Nair and his colleagues solved that particular problem by basing their research on a survey of 1,500 physicians performed by a leading pharmaceutical company. The study focused on a large therapeutic class of drugs routinely prescribed for a serious chronic disease that impacts a quarter of all U.S. adults. The main objective of the survey was to identify the physicians who most influenced other doctors’ decisions. Thus the doctors surveyed provided the names of the physicians they depended on for guidance — and provided details of how they got their information about their opinion leaders’ beliefs and actions.

This self-identification of each physician’s social network allowed Nair to pinpoint opinion leaders. That information was then coupled with data provided by the pharmaceutical company on its marketing efforts for its drug — as manifested by the detailing efforts targeting individual physicians as well as statistics on the number of prescriptions written by each doctor.
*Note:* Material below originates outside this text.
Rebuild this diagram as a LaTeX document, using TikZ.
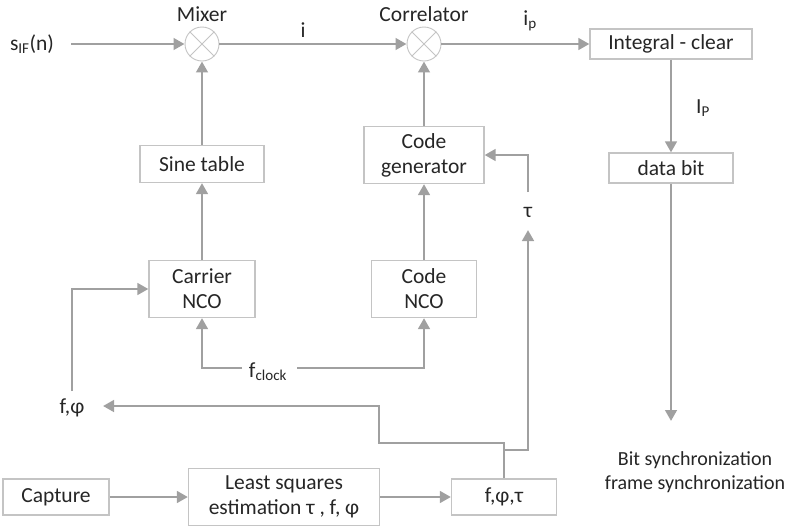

The results were instructive. More than 92 percent of physicians surveyed reported being influenced by only one opinion leader. And the typical opinion leader for this particular class of drugs was a research-active specialist physician associated with a university-based hospital who had published seven scholarly papers.

The data also helped the researchers quantify how doctors found out what their particular opinion leaders thought about a drug. About 95 percent of physicians said they got this information from personal contact. Seventy-eight percent interacted with their opinion leaders through symposia/conferences; 67 percent by meeting in clinical and/or hospital settings; and 32 percent by scientific articles published by the opinion leaders.

The researchers also found that certain statistical “controls” were necessary to make sure the right conclusions were drawn from analysis of the data, and that the spillover effects of marketing to opinion leaders were not overstated. The results have implications for other industries, as interest in the effects of social interactions has intensified with the rapid growth of social network websites such as MySpace and Facebook. The current study cautions against the use of naïve statistical methods for analysis of data from these settings, since they can be expected to overstate the extent of spillovers among users.

The findings have important implications for pharmaceutical firms, according to Nair. Currently, there is a good deal of anecdotal evidence that pharmaceutical firms detail most aggressively to doctors who prescribe more drugs. “Our analysis says that this approach isn’t very effective,” says Nair. “Since the prescription behavior of opinion leaders has such a significant impact on the behavior of others, pharmaceutical firms would be better off focusing more on them.”